My cousin Richard Stevenson looks like a nice, well-mannered normal young boy in pictures (see the kid at far right in this photo). Do not let that fool you. Richard had a trick he played when we were kids. He either thought it up himself or one of our uncles showed it to him, and it was brilliant. I used it myself to great advantage, don’t think I didn’t.
In order to understand this trick, you have to know what Mercurachrome was. Mercurachrome was a liquid antiseptic that our mothers applied to our cuts, scrapes and splinters. I don’t know what was in it – mercury I would certainly imagine – but the thing about Mercurachrome was that it was BRIGHT red. BRIGHT red. If you saw a kid with bright red dabs you knew they’d somehow been injured. I think we wore it as a badge of honor. (At least I did.)
Now, you know those small white cardboard boxes that jewelry comes in? Pins and earrings and rings and things? With a square of cotton inside? Well, here’s what Richard would do. Richard would cut a hole in the bottom of the box, splash Mercurachrome all over the cotton and push his thumb up through. Then he would run around yelling “I cut my thumb off! I cut my thumb off!” Indeed it looked for all the world as though he’d cut off his thumb and was carrying the bloody thing around in a box.

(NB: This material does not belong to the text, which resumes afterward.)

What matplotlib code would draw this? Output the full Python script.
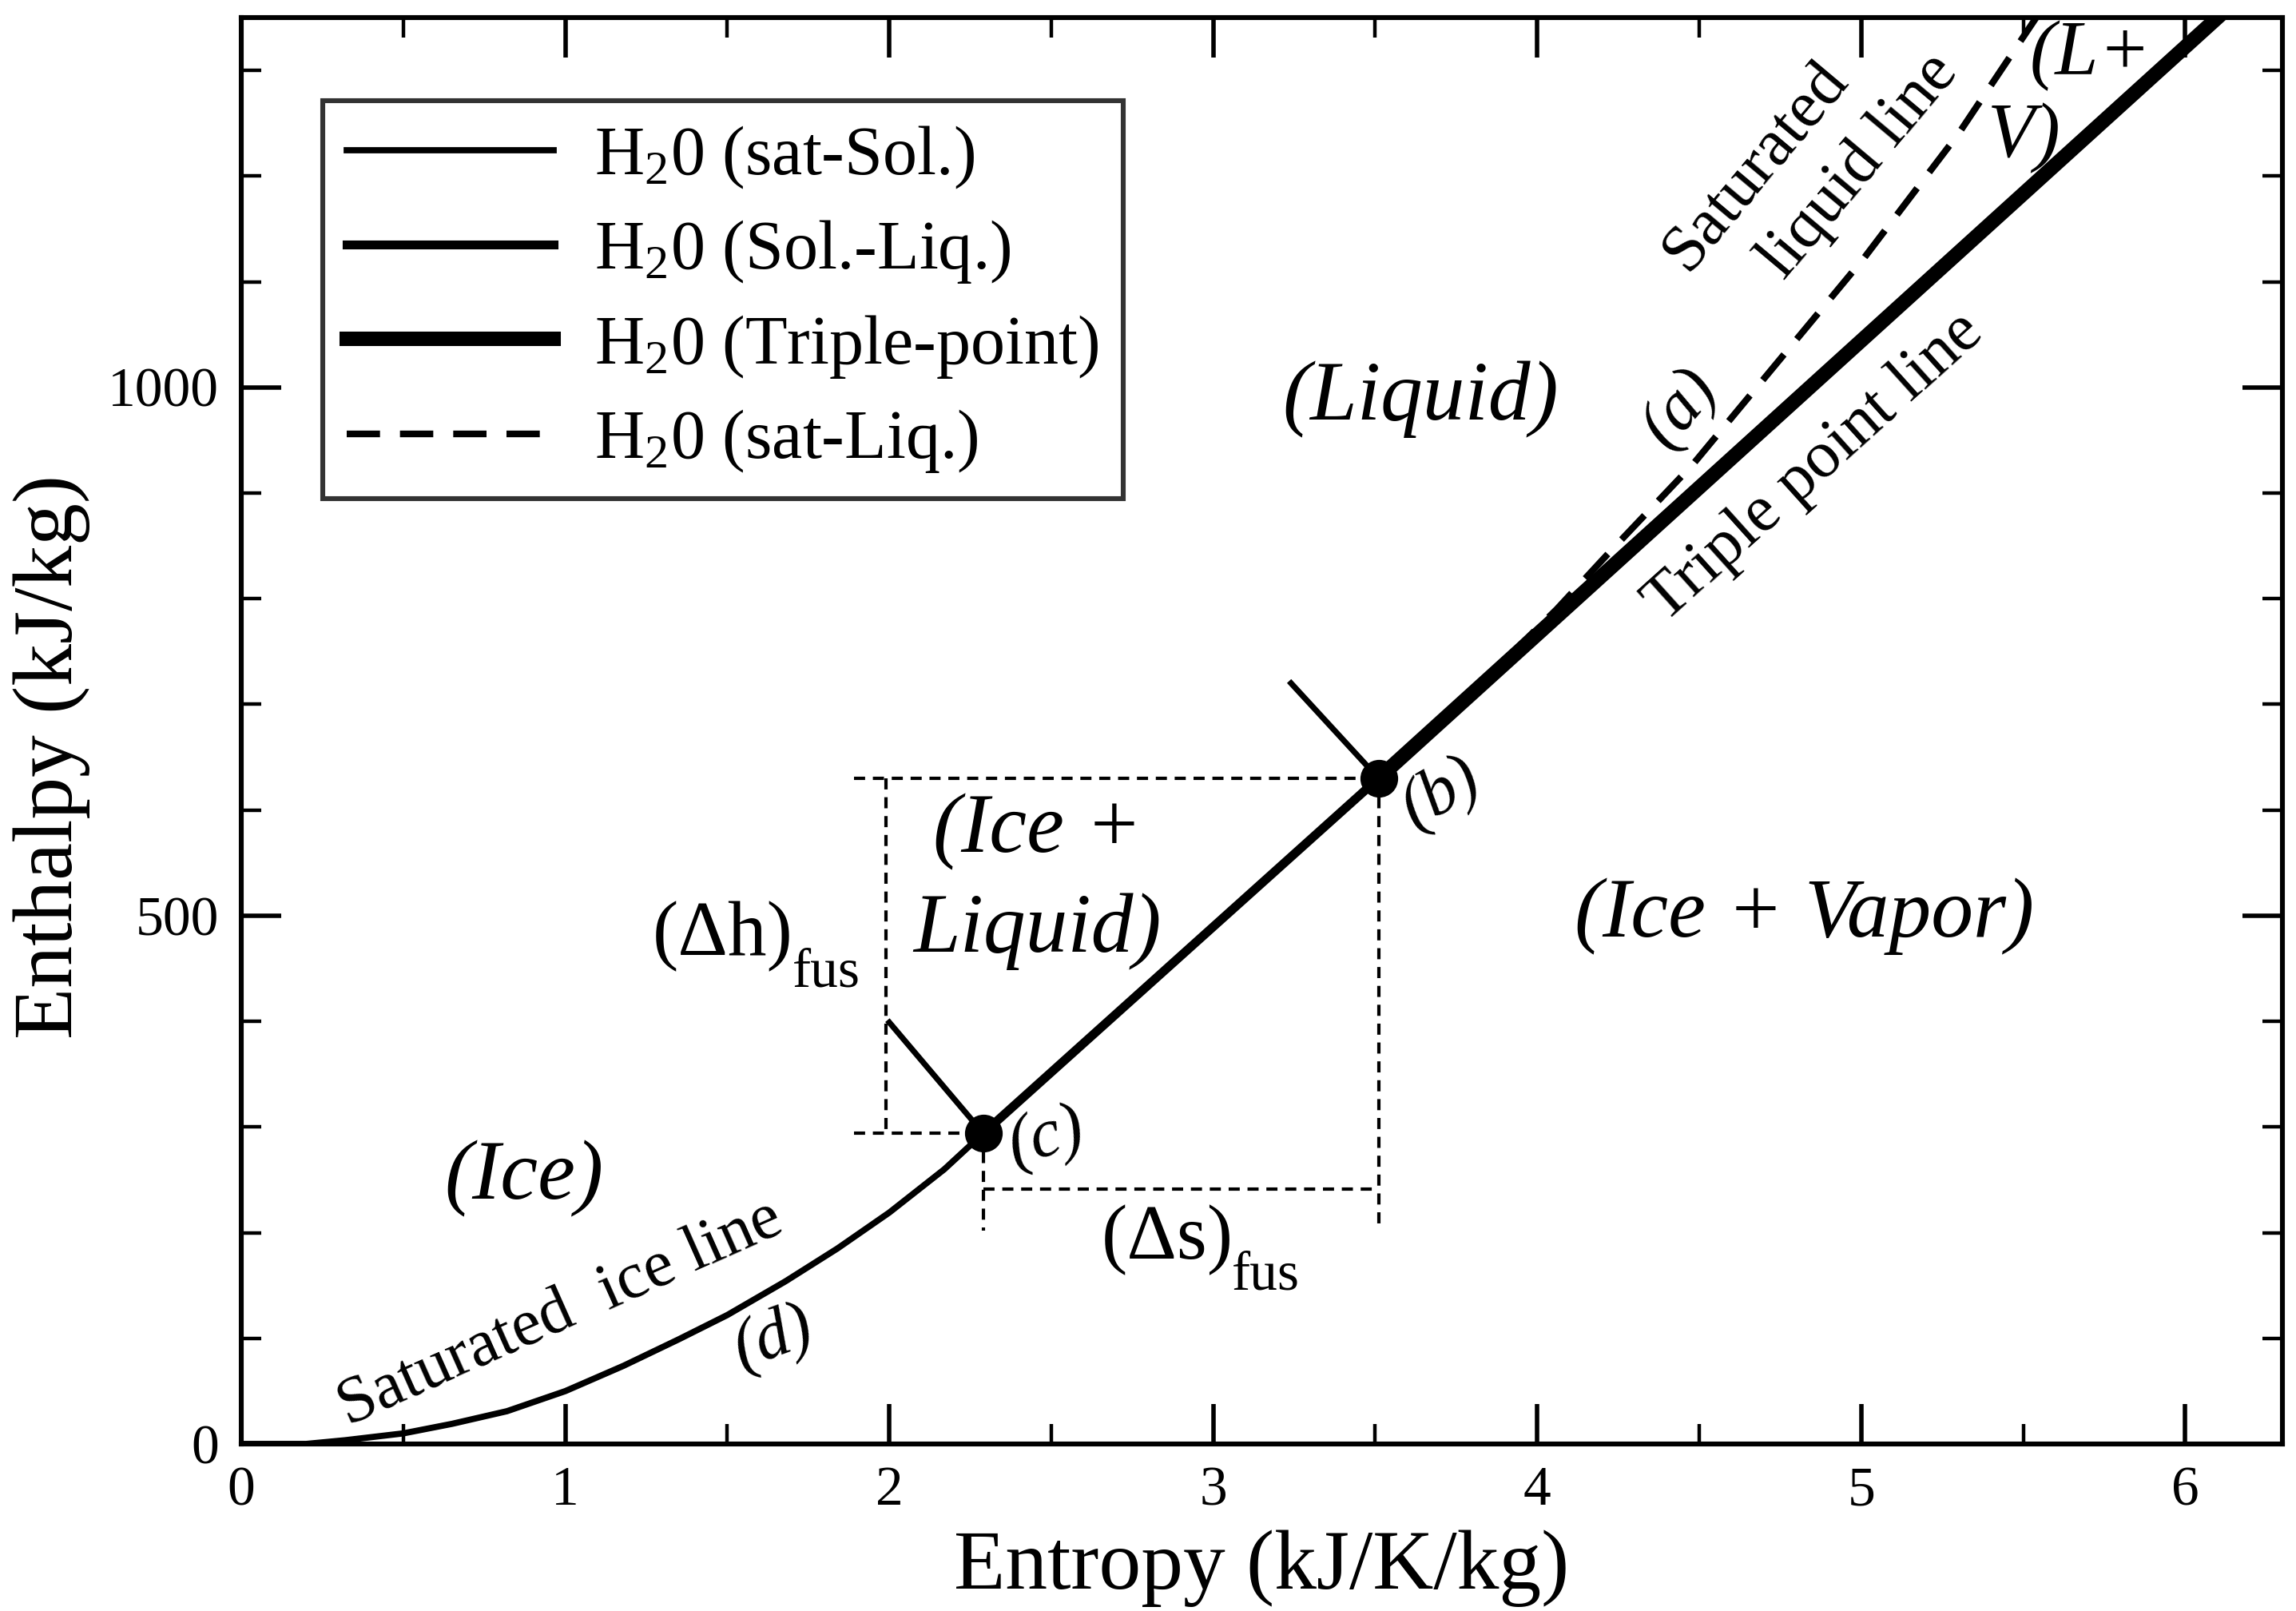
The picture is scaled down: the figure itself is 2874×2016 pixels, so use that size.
import matplotlib.pyplot as plt
from matplotlib.ticker import MultipleLocator

plt.rcParams['font.family'] = ['Liberation Serif', 'DejaVu Serif']
plt.rcParams['mathtext.fontset'] = 'custom'
plt.rcParams['mathtext.rm'] = 'Liberation Serif'
plt.rcParams['mathtext.it'] = 'Liberation Serif:italic'
plt.rcParams['mathtext.default'] = 'regular'
plt.rcParams['lines.scale_dashes'] = False

# Saturated ice line (sat-Sol.)
s_ice = [0.0, 0.20, 0.32, 0.50, 0.65, 0.82, 1.0, 1.18, 1.35, 1.5, 1.68, 1.84, 2.0, 2.17, 2.29]
h_ice = [0, 0, 3.5, 10, 19, 31, 50, 74, 99, 122, 154, 185, 219, 260, 294]

# Solid-liquid line, (c) -> (b)
s_sl = [2.29, 3.51]
h_sl = [294, 630]

# Triple point line
s_tp = [3.51, 6.10]
h_tp = [630, 1350]

# Saturated liquid line
s_liq = [3.8, 4.06, 4.22, 4.48, 5.01, 5.3, 5.54]
h_liq = [712, 790, 843, 927, 1123, 1240, 1350]

# points (c) and (b)
s_pts = [2.29, 3.51]
h_pts = [294, 630]

# short marker lines at (c) and (b)
lead_c_s = [2.0, 2.29]
lead_c_h = [399, 294]
lead_b_s = [3.24, 3.51]
lead_b_h = [720, 630]

# construction lines for (dh)_fus and (ds)_fus
guide_s = [[1.89, 3.51], [1.99, 1.99], [1.89, 2.29], [2.29, 2.29], [3.51, 3.51], [2.29, 3.51]]
guide_h = [[630, 630], [630, 294], [294, 294], [294, 202], [630, 202], [241, 241]]

fig = plt.figure(figsize=(14.37, 10.08), dpi=200)
ax = fig.add_axes([0.1051, 0.1037, 0.889, 0.8854])

for gs, gh in zip(guide_s, guide_h):
    ax.plot(gs, gh, color='black', lw=1.5, dashes=(5, 3.5))

l1, = ax.plot(s_ice, h_ice, color='black', lw=2.8, label='H$_2$0 (sat-Sol.)')
l2, = ax.plot(s_sl, h_sl, color='black', lw=4, label='H$_2$0 (Sol.-Liq.)')
l4, = ax.plot(s_liq, h_liq, color='black', lw=3, dashes=(15, 9), label='H$_2$0 (sat-Liq.)')
l3, = ax.plot(s_tp, h_tp, color='black', lw=6.5, label='H$_2$0 (Triple-point)')
ax.plot(lead_c_s, lead_c_h, color='black', lw=2.6)
ax.plot(lead_b_s, lead_b_h, color='black', lw=2.6)
ax.plot(s_pts, h_pts, 'o', color='black', ms=16, zorder=5)

ax.set_xlim(0, 6.3)
ax.set_ylim(0, 1350)
ax.xaxis.set_major_locator(MultipleLocator(1))
ax.xaxis.set_minor_locator(MultipleLocator(0.5))
ax.yaxis.set_major_locator(MultipleLocator(500))
ax.yaxis.set_minor_locator(MultipleLocator(100))
ax.tick_params(which='both', direction='in', top=True, right=True, labelsize=25, pad=10)
ax.tick_params(which='major', length=18, width=2.0)
ax.tick_params(which='minor', length=9, width=1.6)
for sp in ax.spines.values():
    sp.set_linewidth(2.2)

ax.set_xlabel('Entropy (kJ/K/kg)', fontsize=38)
ax.set_ylabel('Enthalpy (kJ/kg)', fontsize=38)
ax.xaxis.set_label_coords(0.50, -0.06)
ax.yaxis.set_label_coords(-0.074, 0.482)

leg = ax.legend(handles=[l1, l2, l3, l4], loc='upper left', bbox_to_anchor=(0.040, 0.942),
                fontsize=31, frameon=True, fancybox=False, edgecolor='black',
                handlelength=3.0, handletextpad=0.6, labelspacing=0.4, borderpad=0.35,
                borderaxespad=0)
leg.get_frame().set_linewidth(2.2)

# region labels
ax.text(0.873, 251, '(Ice)', fontsize=38, style='italic', ha='center', va='center')
ax.text(3.64, 989, '(Liquid)', fontsize=38, style='italic', ha='center', va='center')
ax.text(2.457, 579, '(Ice +', fontsize=38, style='italic', ha='center', va='center')
ax.text(2.457, 485, 'Liquid)', fontsize=38, style='italic', ha='center', va='center')
ax.text(4.824, 499, '(Ice + Vapor)', fontsize=38, style='italic', ha='center', va='center')
ax.text(5.706, 1314, '(L+', fontsize=35, style='italic', ha='center', va='center')
ax.text(5.502, 1236, 'V)', fontsize=35, style='italic', ha='center', va='center')

# point labels
ax.text(4.44, 981, '(a)', fontsize=31, style='italic', rotation=50, ha='center', va='center')
ax.text(3.704, 616, '(b)', fontsize=31, style='italic', rotation=30, ha='center', va='center')
ax.text(2.486, 290, '(c)', fontsize=31, style='italic', rotation=15, ha='center', va='center')
ax.text(1.645, 99, '(d)', fontsize=31, style='italic', rotation=20, ha='center', va='center')

# line labels
ax.text(0.985, 123, 'Saturated  ice line', fontsize=30, rotation=24, ha='center', va='center')
ax.text(4.675, 1209, 'Saturated', fontsize=30, rotation=50, ha='center', va='center')
ax.text(4.995, 1209, 'liquid line', fontsize=30, rotation=50, ha='center', va='center')
ax.text(4.856, 924, 'Triple point line', fontsize=30, rotation=42, ha='center', va='center')

# fusion differences
ax.text(1.268, 463, '(Δh)', fontsize=35, ha='left', va='baseline')
ax.text(1.70, 433, 'fus', fontsize=25, ha='left', va='baseline')
ax.text(2.654, 175, '(Δs)', fontsize=35, ha='left', va='baseline')
ax.text(3.058, 146, 'fus', fontsize=25, ha='left', va='baseline')

plt.savefig('out.png', dpi=200)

We loved this trick. There was no end to the amount of times we sprang it on some unsuspecting friend, and watched their eyes grow round with horror, then curiosity, then (I suspected in some of the more, well, warped, but look, who am I to say?) actual envy. It was an especially effective spectacle if, say, we were at somebody’s parents’ backyard barbeque or some kid’s birthday party.
I don’t think you could lay your hands on a bottle of Mercurachrome now for love nor money. That’s probably for the best. Not just because of this trick, but for the environment as a whole. Richard, have you told your kids and grandkids what a jokester you were? Because I'm pretty sure they've never heard of Mercurachrome.